Déjà vu in Civil War reading: you've felt it.
The author brings us to some moment in battle, a single point of decision; he gives us information to provide an overview the protagonist never had; he directs our attention to a limited number of choices available, just one or two; he infers simple, inevitable, single-tracked outcomes for each choice; and finally, he invites the reader to make a choice that has been pre-selected by the author. Missed opportunity. Failure to annihilate. The enemy escapes. Drat.
The day for this kind of historical writing is over.
Archer Jones explains that there never was an opportunity to annihilate an enemy in the Civil War.
Joseph Harsh directs us to consider what the general knew, when he knew it, and what options he reasonably could make at any given decision point.
Thomas Rowland points out that the idea of an early end to the war contradicts everything we know about American history.
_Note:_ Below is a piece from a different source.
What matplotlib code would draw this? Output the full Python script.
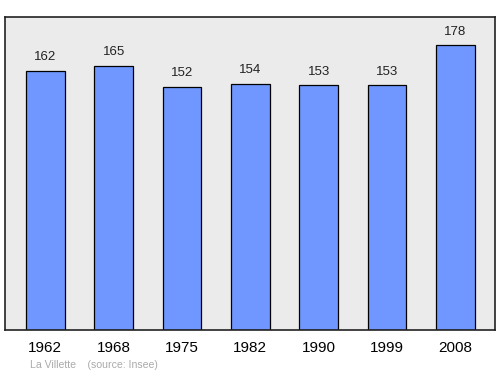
import matplotlib
matplotlib.use("Agg")
import matplotlib.pyplot as plt

years = ["1962", "1968", "1975", "1982", "1990", "1999", "2008"]
population = [162, 165, 152, 154, 153, 153, 178]
footer = "La Villette    (source: Insee)"

plt.rcParams['font.family'] = ['Liberation Sans', 'DejaVu Sans']

fig = plt.figure(figsize=(5, 3.74), dpi=100)
W, H = 500, 374
ax = fig.add_axes([5 / W, 1 - 330 / H, 490 / W, 313 / H])
ax.set_facecolor('#ebebeb')
x = list(range(len(years)))
ax.bar(x, population, width=0.57, color='#7097ff', edgecolor='black', linewidth=0.9, zorder=2)
for xi, v in zip(x, population):
    ax.annotate(str(v), (xi, v), xytext=(0, 5.5), textcoords='offset points',
                ha='center', va='bottom', fontsize=9.5, color='#222222')
ax.set_xlim(-0.59, 6.58)
ax.set_ylim(0, 195.6)
ax.set_yticks([])
ax.set_xticks(x)
ax.set_xticklabels(years, fontsize=11)
ax.tick_params(axis='x', length=0, pad=8)
for s in ax.spines.values():
    s.set_linewidth(1.2)
    s.set_color('#222222')
fig.text(30 / W, 1 - 365 / H, footer, fontsize=7.6, color='#aaaaaa', va='center', ha='left')
fig.savefig('out.png', dpi=100)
Reality impinges on "opportunity."
Wall Street teaches us that decision points do not yield single outcomes traveling down single paths, but rather that hosts of consequences cascade from single points, each in turn generating waves of unexpected outcomes.
Nassim Taleb tells us that in trading, he sees each outcome surrounded by a cloud of "invisible history" indicating all the possible outcomes surrounding each decision.
Brent Nosworthy points out that our underlying assumptions about the dynamics of a Civil War battlefield are wrong and have been wrong for generations.
Benoit Mandelbrot has proved that volatility scales. Small inputs (decisions) can produce massive outputs: we are norm-biased and do not understand discontinuity or risk.
Taleb's term for this is that people are "probability blind" and generally not competent to predict outcomes. If mathematicians are probability blind, the historian should probably lay down that divining rod.
Skip past the alternative scenarios in your old favorites. Reserve judgements suggested by belle lettrists bending complex realities into dramatic storylines. Decline the author's invitation to judge historical figures; the reading pleasure will still be there.